- Data shown -
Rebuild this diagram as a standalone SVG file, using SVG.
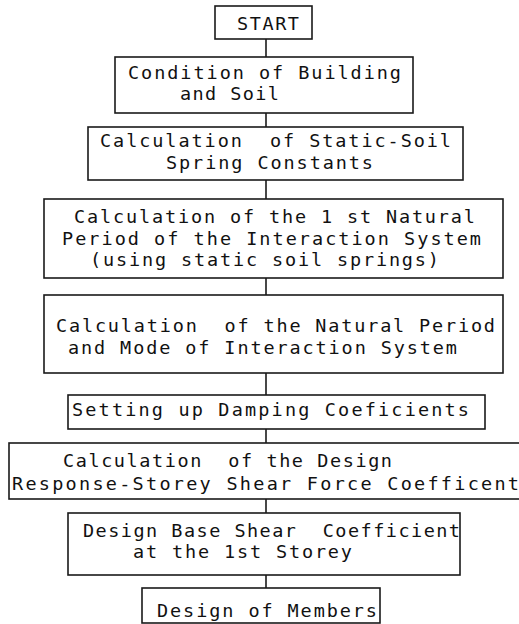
<svg xmlns="http://www.w3.org/2000/svg" width="519" height="624" viewBox="0 0 519 624">
<style>
.box{fill:#fff;stroke:#1a1a1a;stroke-width:1.6}
.t{font-family:"DejaVu Sans Mono","Liberation Mono",monospace;font-size:18.5px;fill:#111}
.c{stroke:#1a1a1a;stroke-width:1.6;fill:none}
</style>
<rect width="519" height="624" fill="#fff"/>
<g id="connectors">
<line class="c" x1="266" y1="39" x2="266" y2="57"/>
<line class="c" x1="266" y1="113" x2="266" y2="127"/>
<line class="c" x1="266" y1="180" x2="266" y2="199"/>
<line class="c" x1="266" y1="278" x2="266" y2="295"/>
<line class="c" x1="266" y1="373" x2="266" y2="395"/>
<line class="c" x1="266" y1="429" x2="266" y2="443"/>
<line class="c" x1="266" y1="499" x2="266" y2="513"/>
<line class="c" x1="266" y1="575" x2="266" y2="588"/>
</g>
<g id="start">
<rect class="box" x="215" y="6" width="97" height="33"/>
<text class="t" x="237" y="30" textLength="62" lengthAdjust="spacing">START</text>
</g>
<g id="condition">
<rect class="box" x="115" y="57" width="298" height="56"/>
<text class="t" x="128" y="79" textLength="273" lengthAdjust="spacing">Condition of Building</text>
<text class="t" x="180" y="100" textLength="99" lengthAdjust="spacing">and Soil</text>
</g>
<g id="spring-constants">
<rect class="box" x="88" y="127" width="375" height="53"/>
<text class="t" x="100" y="147" textLength="351" lengthAdjust="spacing" xml:space="preserve">Calculation  of Static-Soil</text>
<text class="t" x="166" y="169" textLength="207" lengthAdjust="spacing">Spring Constants</text>
</g>
<g id="first-period">
<rect class="box" x="44" y="199" width="459" height="79"/>
<text class="t" x="74" y="223" textLength="401" lengthAdjust="spacing">Calculation of the 1 st Natural</text>
<text class="t" x="62" y="245" textLength="419" lengthAdjust="spacing">Period of the Interaction System</text>
<text class="t" x="90" y="266" textLength="349" lengthAdjust="spacing">(using static soil springs)</text>
</g>
<g id="natural-period">
<rect class="box" x="44" y="295" width="459" height="78"/>
<text class="t" x="56" y="332" textLength="439" lengthAdjust="spacing" xml:space="preserve">Calculation  of the Natural Period</text>
<text class="t" x="68" y="354" textLength="389" lengthAdjust="spacing">and Mode of Interaction System</text>
</g>
<g id="damping">
<rect class="box" x="68" y="395" width="417" height="34"/>
<text class="t" x="72" y="416" textLength="397" lengthAdjust="spacing">Setting up Damping Coeficients</text>
</g>
<g id="response">
<rect class="box" x="9" y="443" width="520" height="56"/>
<text class="t" x="63" y="467" textLength="329" lengthAdjust="spacing" xml:space="preserve">Calculation  of the Design</text>
<text class="t" x="12" y="490" textLength="507" lengthAdjust="spacing">Response-Storey Shear Force Coefficent</text>
</g>
<g id="base-shear">
<rect class="box" x="68" y="513" width="392" height="62"/>
<text class="t" x="83" y="537" textLength="377" lengthAdjust="spacing" xml:space="preserve">Design Base Shear  Coefficient</text>
<text class="t" x="133" y="558" textLength="219" lengthAdjust="spacing">at the 1st Storey</text>
</g>
<g id="members">
<rect class="box" x="142" y="588" width="238" height="35"/>
<text class="t" x="157" y="617" textLength="220" lengthAdjust="spacing">Design of Members</text>
</g>
</svg>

- Instructions for the task -
Where a line contains the string "using", extract that line.

- Exercise result -
Rebuild this diagram as a standalone SVG file, using SVG.
<text class="t" x="90" y="266" textLength="349" lengthAdjust="spacing">(using static soil springs)</text>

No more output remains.